OBJECTIVE: In the records below, find the line that contains "Generate a web" and the line that contains "2, 3, 4, 5, 6];". Set down exactly those lines and every line between them, and nothing more.

___ SOURCE RECORDS

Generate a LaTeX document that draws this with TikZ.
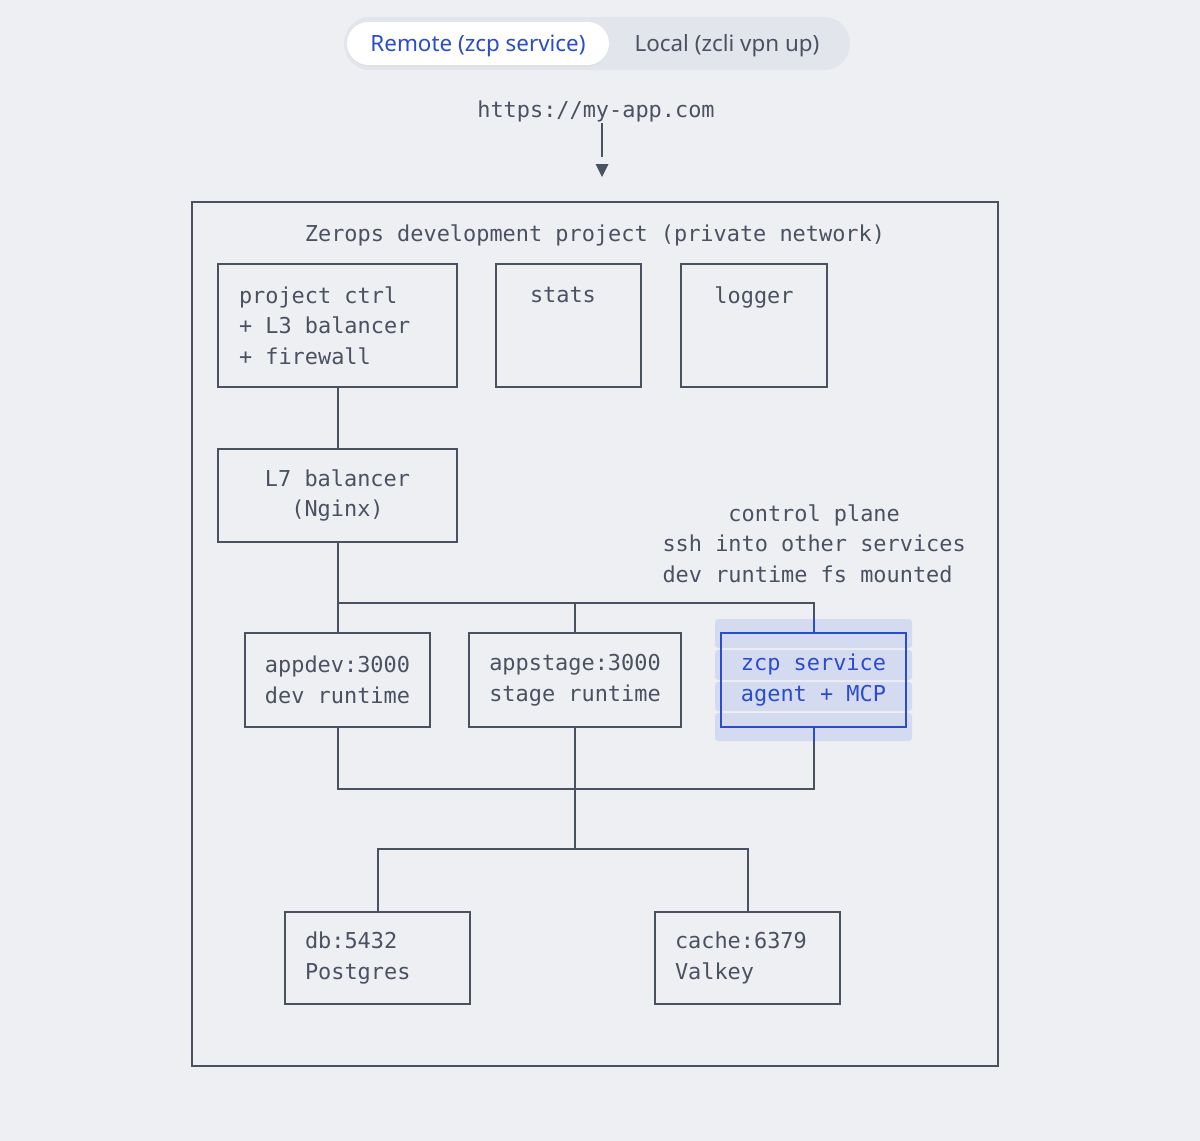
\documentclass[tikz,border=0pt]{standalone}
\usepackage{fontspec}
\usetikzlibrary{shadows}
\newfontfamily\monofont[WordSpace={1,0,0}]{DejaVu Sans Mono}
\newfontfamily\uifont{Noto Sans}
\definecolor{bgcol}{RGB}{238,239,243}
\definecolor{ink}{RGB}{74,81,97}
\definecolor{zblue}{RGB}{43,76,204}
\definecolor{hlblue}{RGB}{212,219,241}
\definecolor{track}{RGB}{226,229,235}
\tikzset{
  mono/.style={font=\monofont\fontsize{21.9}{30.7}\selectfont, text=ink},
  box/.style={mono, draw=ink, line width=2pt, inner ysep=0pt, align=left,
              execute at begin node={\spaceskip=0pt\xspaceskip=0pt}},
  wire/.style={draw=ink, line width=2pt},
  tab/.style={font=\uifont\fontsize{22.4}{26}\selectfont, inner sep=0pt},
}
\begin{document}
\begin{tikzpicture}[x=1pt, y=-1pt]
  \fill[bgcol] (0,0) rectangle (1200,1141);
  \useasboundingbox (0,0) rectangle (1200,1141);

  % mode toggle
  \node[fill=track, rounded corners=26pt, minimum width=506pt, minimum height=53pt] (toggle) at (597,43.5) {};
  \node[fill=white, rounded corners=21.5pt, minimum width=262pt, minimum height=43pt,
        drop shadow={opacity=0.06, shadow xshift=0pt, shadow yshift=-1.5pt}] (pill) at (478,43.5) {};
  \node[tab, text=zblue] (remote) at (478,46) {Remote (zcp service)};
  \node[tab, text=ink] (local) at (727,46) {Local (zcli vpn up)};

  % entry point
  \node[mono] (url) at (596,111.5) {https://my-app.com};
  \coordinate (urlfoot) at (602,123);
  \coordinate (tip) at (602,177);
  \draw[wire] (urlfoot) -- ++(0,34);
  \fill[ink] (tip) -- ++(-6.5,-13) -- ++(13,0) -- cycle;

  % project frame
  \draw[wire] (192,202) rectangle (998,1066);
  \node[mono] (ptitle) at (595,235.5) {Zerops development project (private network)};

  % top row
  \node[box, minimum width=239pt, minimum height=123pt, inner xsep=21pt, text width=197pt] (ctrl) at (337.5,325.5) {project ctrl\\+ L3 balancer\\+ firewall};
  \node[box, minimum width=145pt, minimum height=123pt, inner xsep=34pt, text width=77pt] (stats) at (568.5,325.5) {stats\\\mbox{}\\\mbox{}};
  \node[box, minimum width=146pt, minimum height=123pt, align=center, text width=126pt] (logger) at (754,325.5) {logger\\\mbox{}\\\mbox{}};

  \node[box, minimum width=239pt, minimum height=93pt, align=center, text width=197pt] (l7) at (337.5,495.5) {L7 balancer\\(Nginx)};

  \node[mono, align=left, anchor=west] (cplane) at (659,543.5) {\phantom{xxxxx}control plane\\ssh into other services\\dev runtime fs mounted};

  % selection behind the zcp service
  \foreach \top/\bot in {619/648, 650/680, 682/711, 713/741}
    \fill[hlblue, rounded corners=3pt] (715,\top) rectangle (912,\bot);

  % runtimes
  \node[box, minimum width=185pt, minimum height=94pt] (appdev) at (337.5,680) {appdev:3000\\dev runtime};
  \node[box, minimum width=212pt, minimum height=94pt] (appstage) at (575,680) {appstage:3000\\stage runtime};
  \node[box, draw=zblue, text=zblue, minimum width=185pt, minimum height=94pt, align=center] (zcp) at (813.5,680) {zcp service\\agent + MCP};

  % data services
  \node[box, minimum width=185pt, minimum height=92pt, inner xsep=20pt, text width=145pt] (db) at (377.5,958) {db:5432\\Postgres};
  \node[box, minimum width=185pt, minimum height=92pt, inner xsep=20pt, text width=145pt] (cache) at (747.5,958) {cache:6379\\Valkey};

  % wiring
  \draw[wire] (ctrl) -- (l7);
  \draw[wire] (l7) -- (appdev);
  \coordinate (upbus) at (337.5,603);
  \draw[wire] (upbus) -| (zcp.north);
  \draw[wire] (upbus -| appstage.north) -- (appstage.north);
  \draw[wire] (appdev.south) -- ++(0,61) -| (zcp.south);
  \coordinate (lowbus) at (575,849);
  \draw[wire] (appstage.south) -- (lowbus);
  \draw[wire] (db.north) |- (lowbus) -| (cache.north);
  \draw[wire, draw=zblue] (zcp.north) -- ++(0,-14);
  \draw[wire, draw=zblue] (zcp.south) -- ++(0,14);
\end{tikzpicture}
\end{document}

______
___ SOURCE RECORDS

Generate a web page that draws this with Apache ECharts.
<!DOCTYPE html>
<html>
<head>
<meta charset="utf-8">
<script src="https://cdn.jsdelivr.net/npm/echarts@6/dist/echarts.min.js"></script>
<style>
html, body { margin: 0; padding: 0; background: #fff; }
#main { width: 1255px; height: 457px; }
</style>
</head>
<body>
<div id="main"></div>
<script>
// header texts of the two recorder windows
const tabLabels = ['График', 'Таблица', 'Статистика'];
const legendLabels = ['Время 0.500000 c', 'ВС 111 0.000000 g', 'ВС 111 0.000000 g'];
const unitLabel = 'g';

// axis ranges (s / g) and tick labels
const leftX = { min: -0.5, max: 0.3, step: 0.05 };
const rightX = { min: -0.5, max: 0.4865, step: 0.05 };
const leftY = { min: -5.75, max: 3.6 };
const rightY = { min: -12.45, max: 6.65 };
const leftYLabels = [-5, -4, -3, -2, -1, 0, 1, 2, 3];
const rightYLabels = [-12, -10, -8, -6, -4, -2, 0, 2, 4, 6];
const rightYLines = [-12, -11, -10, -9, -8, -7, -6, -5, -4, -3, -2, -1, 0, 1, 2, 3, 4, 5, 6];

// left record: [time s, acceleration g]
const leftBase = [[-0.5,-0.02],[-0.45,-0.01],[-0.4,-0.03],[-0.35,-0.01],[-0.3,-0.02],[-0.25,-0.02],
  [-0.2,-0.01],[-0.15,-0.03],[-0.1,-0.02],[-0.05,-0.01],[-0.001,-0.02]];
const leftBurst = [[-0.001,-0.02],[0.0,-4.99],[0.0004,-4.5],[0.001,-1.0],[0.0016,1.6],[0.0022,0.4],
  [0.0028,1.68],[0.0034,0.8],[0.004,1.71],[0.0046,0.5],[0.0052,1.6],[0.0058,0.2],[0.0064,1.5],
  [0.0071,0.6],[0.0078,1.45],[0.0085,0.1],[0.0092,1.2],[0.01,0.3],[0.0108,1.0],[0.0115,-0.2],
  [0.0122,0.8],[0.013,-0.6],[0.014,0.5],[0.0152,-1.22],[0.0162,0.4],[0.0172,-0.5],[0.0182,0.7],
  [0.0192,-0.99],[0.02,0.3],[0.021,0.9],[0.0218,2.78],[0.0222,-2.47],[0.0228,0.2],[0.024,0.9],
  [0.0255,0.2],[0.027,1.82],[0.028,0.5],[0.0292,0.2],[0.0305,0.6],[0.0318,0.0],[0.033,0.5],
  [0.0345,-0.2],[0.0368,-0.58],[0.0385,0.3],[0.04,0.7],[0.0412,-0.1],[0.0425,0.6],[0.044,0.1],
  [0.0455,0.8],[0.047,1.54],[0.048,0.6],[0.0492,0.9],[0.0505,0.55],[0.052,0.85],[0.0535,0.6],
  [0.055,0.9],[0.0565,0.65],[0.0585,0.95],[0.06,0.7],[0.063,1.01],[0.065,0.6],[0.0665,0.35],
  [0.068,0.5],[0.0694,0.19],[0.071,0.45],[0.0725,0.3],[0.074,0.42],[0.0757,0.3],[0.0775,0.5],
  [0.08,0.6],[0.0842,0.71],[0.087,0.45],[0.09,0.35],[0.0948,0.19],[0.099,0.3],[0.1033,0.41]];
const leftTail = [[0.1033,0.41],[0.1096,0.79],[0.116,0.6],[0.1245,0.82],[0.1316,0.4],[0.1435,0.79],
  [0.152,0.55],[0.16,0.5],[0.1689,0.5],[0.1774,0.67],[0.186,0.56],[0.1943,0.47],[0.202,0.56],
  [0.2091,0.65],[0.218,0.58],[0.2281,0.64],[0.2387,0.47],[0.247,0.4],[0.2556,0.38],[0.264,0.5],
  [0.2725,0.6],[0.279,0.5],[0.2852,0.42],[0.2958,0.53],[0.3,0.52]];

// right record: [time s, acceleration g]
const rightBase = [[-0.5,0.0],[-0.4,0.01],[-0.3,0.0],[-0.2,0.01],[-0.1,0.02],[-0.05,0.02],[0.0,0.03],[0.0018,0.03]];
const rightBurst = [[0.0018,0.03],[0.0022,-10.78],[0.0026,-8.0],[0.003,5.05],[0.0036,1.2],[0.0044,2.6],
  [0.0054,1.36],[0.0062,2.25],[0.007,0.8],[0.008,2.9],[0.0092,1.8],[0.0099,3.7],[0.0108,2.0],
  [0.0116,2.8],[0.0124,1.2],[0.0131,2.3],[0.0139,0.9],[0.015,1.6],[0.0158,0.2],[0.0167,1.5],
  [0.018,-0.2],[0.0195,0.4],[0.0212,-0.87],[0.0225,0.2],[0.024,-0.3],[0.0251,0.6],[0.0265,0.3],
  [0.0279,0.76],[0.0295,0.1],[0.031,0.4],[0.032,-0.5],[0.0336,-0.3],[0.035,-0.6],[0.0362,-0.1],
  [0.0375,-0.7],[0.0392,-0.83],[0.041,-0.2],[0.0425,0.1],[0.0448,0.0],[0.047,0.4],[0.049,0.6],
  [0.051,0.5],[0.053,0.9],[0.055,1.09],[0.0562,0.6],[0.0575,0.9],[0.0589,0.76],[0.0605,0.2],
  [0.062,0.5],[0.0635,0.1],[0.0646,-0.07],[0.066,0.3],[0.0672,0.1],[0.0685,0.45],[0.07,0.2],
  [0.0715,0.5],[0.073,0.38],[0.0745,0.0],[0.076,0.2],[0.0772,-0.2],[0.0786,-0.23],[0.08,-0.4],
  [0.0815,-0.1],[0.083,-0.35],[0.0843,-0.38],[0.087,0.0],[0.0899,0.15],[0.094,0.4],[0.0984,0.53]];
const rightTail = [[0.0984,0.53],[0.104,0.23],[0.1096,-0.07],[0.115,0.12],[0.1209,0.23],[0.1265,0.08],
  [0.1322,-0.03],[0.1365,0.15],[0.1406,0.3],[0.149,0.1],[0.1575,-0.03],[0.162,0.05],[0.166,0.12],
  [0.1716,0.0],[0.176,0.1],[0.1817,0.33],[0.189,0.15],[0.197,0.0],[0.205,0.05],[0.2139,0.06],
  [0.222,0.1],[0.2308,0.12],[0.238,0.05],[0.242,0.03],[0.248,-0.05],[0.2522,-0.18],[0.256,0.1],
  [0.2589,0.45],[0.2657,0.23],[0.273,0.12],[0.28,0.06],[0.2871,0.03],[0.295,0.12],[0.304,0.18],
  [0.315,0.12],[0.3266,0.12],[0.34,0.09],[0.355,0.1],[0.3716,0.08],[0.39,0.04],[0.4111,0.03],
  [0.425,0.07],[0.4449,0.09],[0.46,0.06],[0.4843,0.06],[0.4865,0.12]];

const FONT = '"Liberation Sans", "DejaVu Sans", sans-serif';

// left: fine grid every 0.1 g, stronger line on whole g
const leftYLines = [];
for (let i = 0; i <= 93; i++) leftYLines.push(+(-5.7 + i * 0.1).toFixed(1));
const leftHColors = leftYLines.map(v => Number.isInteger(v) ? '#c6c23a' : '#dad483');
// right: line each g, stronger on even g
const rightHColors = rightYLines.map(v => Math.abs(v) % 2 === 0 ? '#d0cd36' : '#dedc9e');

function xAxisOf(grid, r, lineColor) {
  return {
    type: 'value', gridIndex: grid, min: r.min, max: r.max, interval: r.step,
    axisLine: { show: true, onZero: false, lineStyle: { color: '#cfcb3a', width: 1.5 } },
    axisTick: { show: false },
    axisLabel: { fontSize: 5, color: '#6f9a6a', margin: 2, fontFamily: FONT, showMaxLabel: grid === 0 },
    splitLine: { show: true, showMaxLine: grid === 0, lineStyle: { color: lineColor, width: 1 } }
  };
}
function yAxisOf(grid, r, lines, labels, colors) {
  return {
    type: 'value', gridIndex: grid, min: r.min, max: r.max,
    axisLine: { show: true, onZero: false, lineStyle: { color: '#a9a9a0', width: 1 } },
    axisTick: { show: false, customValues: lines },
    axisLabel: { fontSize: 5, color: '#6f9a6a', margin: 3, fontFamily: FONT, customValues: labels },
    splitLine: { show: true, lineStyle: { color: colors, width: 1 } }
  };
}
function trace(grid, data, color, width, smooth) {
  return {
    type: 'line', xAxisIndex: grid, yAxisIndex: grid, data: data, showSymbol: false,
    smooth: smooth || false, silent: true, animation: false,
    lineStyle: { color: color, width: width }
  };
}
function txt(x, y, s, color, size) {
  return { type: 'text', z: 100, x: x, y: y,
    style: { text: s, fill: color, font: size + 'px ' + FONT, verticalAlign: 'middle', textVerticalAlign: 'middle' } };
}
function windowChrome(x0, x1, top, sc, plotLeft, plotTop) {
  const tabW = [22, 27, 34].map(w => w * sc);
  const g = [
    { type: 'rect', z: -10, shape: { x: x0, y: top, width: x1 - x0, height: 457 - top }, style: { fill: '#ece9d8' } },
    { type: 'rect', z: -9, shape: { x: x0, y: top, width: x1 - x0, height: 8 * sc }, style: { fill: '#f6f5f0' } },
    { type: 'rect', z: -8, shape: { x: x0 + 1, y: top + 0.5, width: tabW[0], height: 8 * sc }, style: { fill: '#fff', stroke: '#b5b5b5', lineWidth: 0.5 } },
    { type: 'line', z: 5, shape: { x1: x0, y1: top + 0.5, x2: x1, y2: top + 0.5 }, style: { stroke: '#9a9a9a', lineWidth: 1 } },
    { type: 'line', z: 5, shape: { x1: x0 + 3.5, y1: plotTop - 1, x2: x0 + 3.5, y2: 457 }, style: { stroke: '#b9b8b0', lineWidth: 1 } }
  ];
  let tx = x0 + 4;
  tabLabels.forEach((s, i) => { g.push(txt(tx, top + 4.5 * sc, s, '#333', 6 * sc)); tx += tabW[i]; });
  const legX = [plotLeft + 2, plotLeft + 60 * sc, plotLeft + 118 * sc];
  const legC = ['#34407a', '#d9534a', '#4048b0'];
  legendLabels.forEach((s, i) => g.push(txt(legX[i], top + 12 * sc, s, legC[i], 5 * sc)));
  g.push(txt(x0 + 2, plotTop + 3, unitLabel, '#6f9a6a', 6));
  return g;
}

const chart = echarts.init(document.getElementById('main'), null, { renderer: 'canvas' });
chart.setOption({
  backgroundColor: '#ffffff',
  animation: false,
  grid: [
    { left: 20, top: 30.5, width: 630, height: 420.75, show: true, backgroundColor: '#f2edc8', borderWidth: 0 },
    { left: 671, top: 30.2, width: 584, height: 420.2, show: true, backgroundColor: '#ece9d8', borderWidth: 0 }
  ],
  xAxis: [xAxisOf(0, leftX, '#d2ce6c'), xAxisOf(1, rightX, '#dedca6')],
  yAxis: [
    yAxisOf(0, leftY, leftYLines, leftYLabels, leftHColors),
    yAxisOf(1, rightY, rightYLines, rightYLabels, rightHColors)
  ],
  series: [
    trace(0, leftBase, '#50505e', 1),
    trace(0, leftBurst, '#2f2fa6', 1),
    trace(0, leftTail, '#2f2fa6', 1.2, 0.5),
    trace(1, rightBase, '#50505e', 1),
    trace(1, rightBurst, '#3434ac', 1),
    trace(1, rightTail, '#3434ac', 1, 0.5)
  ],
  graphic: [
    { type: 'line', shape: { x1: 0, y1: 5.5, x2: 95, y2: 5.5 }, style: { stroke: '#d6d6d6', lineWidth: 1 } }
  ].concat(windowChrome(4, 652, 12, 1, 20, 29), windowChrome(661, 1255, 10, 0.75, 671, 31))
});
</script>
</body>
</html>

______

TASK OUTPUT:
Generate a web page that draws this with Apache ECharts.
<!DOCTYPE html>
<html>
<head>
<meta charset="utf-8">
<script src="https://cdn.jsdelivr.net/npm/echarts@6/dist/echarts.min.js"></script>
<style>
html, body { margin: 0; padding: 0; background: #fff; }
#main { width: 1255px; height: 457px; }
</style>
</head>
<body>
<div id="main"></div>
<script>
// header texts of the two recorder windows
const tabLabels = ['График', 'Таблица', 'Статистика'];
const legendLabels = ['Время 0.500000 c', 'ВС 111 0.000000 g', 'ВС 111 0.000000 g'];
const unitLabel = 'g';

// axis ranges (s / g) and tick labels
const leftX = { min: -0.5, max: 0.3, step: 0.05 };
const rightX = { min: -0.5, max: 0.4865, step: 0.05 };
const leftY = { min: -5.75, max: 3.6 };
const rightY = { min: -12.45, max: 6.65 };
const leftYLabels = [-5, -4, -3, -2, -1, 0, 1, 2, 3];
const rightYLabels = [-12, -10, -8, -6, -4, -2, 0, 2, 4, 6];
const rightYLines = [-12, -11, -10, -9, -8, -7, -6, -5, -4, -3, -2, -1, 0, 1, 2, 3, 4, 5, 6];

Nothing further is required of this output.